Task details » Pictures within the data are to be left out; everything else must be reproduced exactly.
##### Given material #####
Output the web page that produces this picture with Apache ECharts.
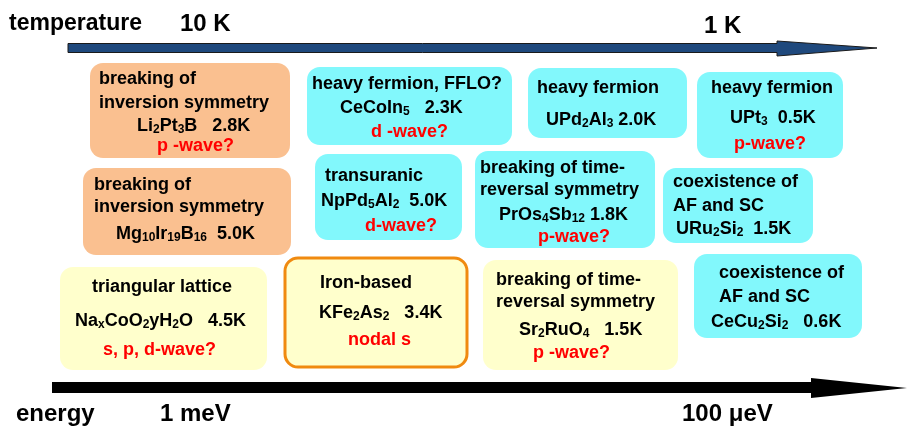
<!DOCTYPE html>
<html>
<head>
<meta charset="utf-8">
<script src="https://cdn.jsdelivr.net/npm/echarts@6/dist/echarts.min.js"></script>
<style>
  html, body { margin: 0; padding: 0; background: #fff; }
  #chart { width: 908px; height: 428px; }
</style>
</head>
<body>
<div id="chart"></div>
<script>
// superconductors: what is known about each one
const descriptions = [
  ['breaking of', 'inversion symmetry'],
  ['breaking of', 'inversion symmetry'],
  ['heavy fermion, FFLO?'],
  ['heavy fermion'],
  ['heavy fermion'],
  ['transuranic'],
  ['breaking of time-', 'reversal symmetry'],
  ['coexistence of', 'AF and SC'],
  ['triangular lattice'],
  ['Iron-based'],
  ['breaking of time-', 'reversal symmetry'],
  ['coexistence of', 'AF and SC']
];
const materials = ['Li2Pt3B', 'Mg10Ir19B16', 'CeCoIn5', 'UPd2Al3', 'UPt3', 'NpPd5Al2',
  'PrOs4Sb12', 'URu2Si2', 'Na_xCoO2yH2O', 'KFe2As2', 'Sr2RuO4', 'CeCu2Si2'];
const tcK = [2.8, 5.0, 2.3, 2.0, 0.5, 5.0, 1.8, 1.5, 4.5, 3.4, 1.5, 0.6];
const pairing = ['p -wave?', '', 'd -wave?', '', 'p-wave?', 'd-wave?', 'p-wave?', '',
  's, p, d-wave?', 'nodal s', 'p -wave?', ''];
const family = ['noncentro', 'noncentro', 'heavy', 'heavy', 'heavy', 'heavy', 'heavy', 'heavy',
  'other', 'iron', 'other', 'heavy'];

// axis tick labels
const tempTicks = ['10 K', '1 K'];
const energyTicks = ['1 meV', '100 μeV'];

// layout of the boxes (page pixels)
const boxRect = [
  [90, 63, 290, 158], [83, 168, 291, 255], [307, 67, 512, 145], [528, 68, 687, 138],
  [697, 72, 843, 158], [315, 154, 462, 240], [475, 151, 655, 248], [663, 168, 813, 243],
  [60, 267, 267, 370], [285, 258, 467, 367], [483, 260, 678, 370], [694, 254, 862, 338]
];
const lineX = [
  [99, 99, 137, 157], [94, 94, 116], [312, 340, 371], [537, 546], [711, 730, 734],
  [325, 321, 365], [480, 480, 499, 538], [673, 673, 676], [92, 75, 103], [320, 319, 348],
  [496, 496, 519, 533], [719, 719, 711]
];
const lineY = [
  [79, 103, 126, 146], [185, 207, 234], [84, 108, 132], [88, 120], [88, 118, 144],
  [176, 201, 226], [168, 190, 215, 237], [182, 206, 229], [287, 321, 350], [283, 313, 340],
  [280, 302, 330, 353], [273, 297, 322]
];
const tcGap = [3, 2, 3, 1, 2, 2, 1, 2, 3, 3, 3, 3];

const FONT = '"Liberation Sans", Arial, sans-serif';
const boxFill = { noncentro: '#fac090', heavy: '#82f8fc', other: '#ffffcc', iron: '#ffffcc' };

function formula(s) {
  return s.replace(/_(\w)/g, '{s|$1}').replace(/(\d+)/g, '{s|$1}');
}

function boxLines(i) {
  const lines = descriptions[i].map(t => ({ text: t, color: '#000' }));
  lines.push({ text: formula(materials[i]) + ' '.repeat(tcGap[i]) + tcK[i].toFixed(1) + 'K', color: '#000' });
  if (pairing[i]) lines.push({ text: pairing[i], color: '#ff0000' });
  return lines;
}

const chart = echarts.init(document.getElementById('chart'));

function renderBox(params, api) {
  const i = params.dataIndex;
  const r = boxRect[i];
  const p0 = api.coord([r[0], r[1]]);
  const p1 = api.coord([r[2], r[3]]);
  const children = [{
    type: 'rect',
    shape: { x: p0[0], y: p0[1], width: p1[0] - p0[0], height: p1[1] - p0[1], r: 13 },
    style: {
      fill: boxFill[family[i]],
      stroke: family[i] === 'iron' ? '#f08a10' : null,
      lineWidth: family[i] === 'iron' ? 3 : 0
    }
  }];
  boxLines(i).forEach((ln, k) => {
    const p = api.coord([lineX[i][k], lineY[i][k]]);
    children.push({
      type: 'text',
      x: p[0], y: p[1],
      style: {
        text: ln.text,
        fill: ln.color,
        fontSize: 18, fontWeight: 'bold', fontFamily: FONT,
        lineHeight: 20,
        align: 'left', verticalAlign: 'middle',
        rich: {
          s: { fontSize: 12, fontWeight: 'bold', fontFamily: FONT, fill: ln.color,
               lineHeight: 8, verticalAlign: 'bottom' }
        }
      }
    });
  });
  return { type: 'group', children };
}

function label(text, x, y, size) {
  return {
    type: 'text', x, y,
    style: { text, fill: '#000', fontSize: size, fontWeight: 'bold', fontFamily: FONT,
             align: 'left', verticalAlign: 'middle' }
  };
}

chart.setOption({
  animation: false,
  grid: { left: 0, right: 0, top: 0, bottom: 0 },
  xAxis: { type: 'value', min: 0, max: 908, show: false },
  yAxis: { type: 'value', min: 0, max: 428, inverse: true, show: false },
  graphic: [
    {
      type: 'polygon',
      shape: { points: [[68, 43.5], [777, 43.5], [777, 41], [877, 48], [777, 56], [777, 52.5], [68, 52.5]] },
      style: { fill: '#1f497d', stroke: '#1a1a1a', lineWidth: 1 }
    },
    {
      type: 'polygon',
      shape: { points: [[52, 382], [811, 382], [811, 378], [907, 388], [811, 398], [811, 393], [52, 393]] },
      style: { fill: '#000' }
    },
    label('temperature', 9, 24, 23),
    label(tempTicks[0], 180, 24, 24),
    label(tempTicks[1], 704, 26, 24),
    label('energy', 16, 414, 24),
    label(energyTicks[0], 160, 414, 24),
    label(energyTicks[1], 682, 414, 24)
  ],
  series: [{
    type: 'custom',
    coordinateSystem: 'cartesian2d',
    renderItem: renderBox,
    data: boxRect.map((r, i) => [r[0], r[1], i]),
    encode: { x: 0, y: 1 },
    silent: true
  }]
});
</script>
</body>
</html>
#####
Finished exercise »
Output the web page that produces this picture with Apache ECharts.
<!DOCTYPE html>
<html>
<head>
<meta charset="utf-8">
<script src="https://cdn.jsdelivr.net/npm/echarts@6/dist/echarts.min.js"></script>
<style>
  html, body { margin: 0; padding: 0; background: #fff; }
  #chart { width: 908px; height: 428px; }
</style>
</head>
<body>
<div id="chart"></div>
<script>
// superconductors: what is known about each one
const descriptions = [
  ['breaking of', 'inversion symmetry'],
  ['breaking of', 'inversion symmetry'],
  ['heavy fermion, FFLO?'],
  ['heavy fermion'],
  ['heavy fermion'],
  ['transuranic'],
  ['breaking of time-', 'reversal symmetry'],
  ['coexistence of', 'AF and SC'],
  ['triangular lattice'],
  ['Iron-based'],
  ['breaking of time-', 'reversal symmetry'],
  ['coexistence of', 'AF and SC']
];
const materials = ['Li2Pt3B', 'Mg10Ir19B16', 'CeCoIn5', 'UPd2Al3', 'UPt3', 'NpPd5Al2',
  'PrOs4Sb12', 'URu2Si2', 'Na_xCoO2yH2O', 'KFe2As2', 'Sr2RuO4', 'CeCu2Si2'];
const tcK = [2.8, 5.0, 2.3, 2.0, 0.5, 5.0, 1.8, 1.5, 4.5, 3.4, 1.5, 0.6];
const pairing = ['p -wave?', '', 'd -wave?', '', 'p-wave?', 'd-wave?', 'p-wave?', '',
  's, p, d-wave?', 'nodal s', 'p -wave?', ''];
const family = ['noncentro', 'noncentro', 'heavy', 'heavy', 'heavy', 'heavy', 'heavy', 'heavy',
  'other', 'iron', 'other', 'heavy'];

// axis tick labels
const tempTicks = ['10 K', '1 K'];
const energyTicks = ['1 meV', '100 μeV'];

// layout of the boxes (page pixels)
const boxRect = [
  [90, 63, 290, 158], [83, 168, 291, 255], [307, 67, 512, 145], [528, 68, 687, 138],
  [697, 72, 843, 158], [315, 154, 462, 240], [475, 151, 655, 248], [663, 168, 813, 243],
  [60, 267, 267, 370], [285, 258, 467, 367], [483, 260, 678, 370], [694, 254, 862, 338]
];
const lineX = [
  [99, 99, 137, 157], [94, 94, 116], [312, 340, 371], [537, 546], [711, 730, 734],
  [325, 321, 365], [480, 480, 499, 538], [673, 673, 676], [92, 75, 103], [320, 319, 348],
  [496, 496, 519, 533], [719, 719, 711]
];
const lineY = [
  [79, 103, 126, 146], [185, 207, 234], [84, 108, 132], [88, 120], [88, 118, 144],
  [176, 201, 226], [168, 190, 215, 237], [182, 206, 229], [287, 321, 350], [283, 313, 340],
  [280, 302, 330, 353], [273, 297, 322]
];
const tcGap = [3, 2, 3, 1, 2, 2, 1, 2, 3, 3, 3, 3];

const FONT = '"Liberation Sans", Arial, sans-serif';
const boxFill = { noncentro: '#fac090', heavy: '#82f8fc', other: '#ffffcc', iron: '#ffffcc' };

function formula(s) {
  return s.replace(/_(\w)/g, '{s|$1}').replace(/(\d+)/g, '{s|$1}');
}

function boxLines(i) {
  const lines = descriptions[i].map(t => ({ text: t, color: '#000' }));
  lines.push({ text: formula(materials[i]) + ' '.repeat(tcGap[i]) + tcK[i].toFixed(1) + 'K', color: '#000' });
  if (pairing[i]) lines.push({ text: pairing[i], color: '#ff0000' });
  return lines;
}

const chart = echarts.init(document.getElementById('chart'));

function renderBox(params, api) {
  const i = params.dataIndex;
  const r = boxRect[i];
  const p0 = api.coord([r[0], r[1]]);
  const p1 = api.coord([r[2], r[3]]);
  const children = [{
    type: 'rect',
    shape: { x: p0[0], y: p0[1], width: p1[0] - p0[0], height: p1[1] - p0[1], r: 13 },
    style: {
      fill: boxFill[family[i]],
      stroke: family[i] === 'iron' ? '#f08a10' : null,
      lineWidth: family[i] === 'iron' ? 3 : 0
    }
  }];
  boxLines(i).forEach((ln, k) => {
    const p = api.coord([lineX[i][k], lineY[i][k]]);
    children.push({
      type: 'text',
      x: p[0], y: p[1],
      style: {
        text: ln.text,
        fill: ln.color,
        fontSize: 18, fontWeight: 'bold', fontFamily: FONT,
        lineHeight: 20,
        align: 'left', verticalAlign: 'middle',
        rich: {
          s: { fontSize: 12, fontWeight: 'bold', fontFamily: FONT, fill: ln.color,
               lineHeight: 8, verticalAlign: 'bottom' }
        }
      }
    });
  });
  return { type: 'group', children };
}

function label(text, x, y, size) {
  return {
    type: 'text', x, y,
    style: { text, fill: '#000', fontSize: size, fontWeight: 'bold', fontFamily: FONT,
             align: 'left', verticalAlign: 'middle' }
  };
}

chart.setOption({
  animation: false,
  grid: { left: 0, right: 0, top: 0, bottom: 0 },
  xAxis: { type: 'value', min: 0, max: 908, show: false },
  yAxis: { type: 'value', min: 0, max: 428, inverse: true, show: false },
  graphic: [
    {
      type: 'polygon',
      shape: { points: [[68, 43.5], [777, 43.5], [777, 41], [877, 48], [777, 56], [777, 52.5], [68, 52.5]] },
      style: { fill: '#1f497d', stroke: '#1a1a1a', lineWidth: 1 }
    },
    {
      type: 'polygon',
      shape: { points: [[52, 382], [811, 382], [811, 378], [907, 388], [811, 398], [811, 393], [52, 393]] },
      style: { fill: '#000' }
    },
    label('temperature', 9, 24, 23),
    label(tempTicks[0], 180, 24, 24),
    label(tempTicks[1], 704, 26, 24),
    label('energy', 16, 414, 24),
    label(energyTicks[0], 160, 414, 24),
    label(energyTicks[1], 682, 414, 24)
  ],
  series: [{
    type: 'custom',
    coordinateSystem: 'cartesian2d',
    renderItem: renderBox,
    data: boxRect.map((r, i) => [r[0], r[1], i]),
    encode: { x: 0, y: 1 },
    silent: true
  }]
});
</script>
</body>
</html>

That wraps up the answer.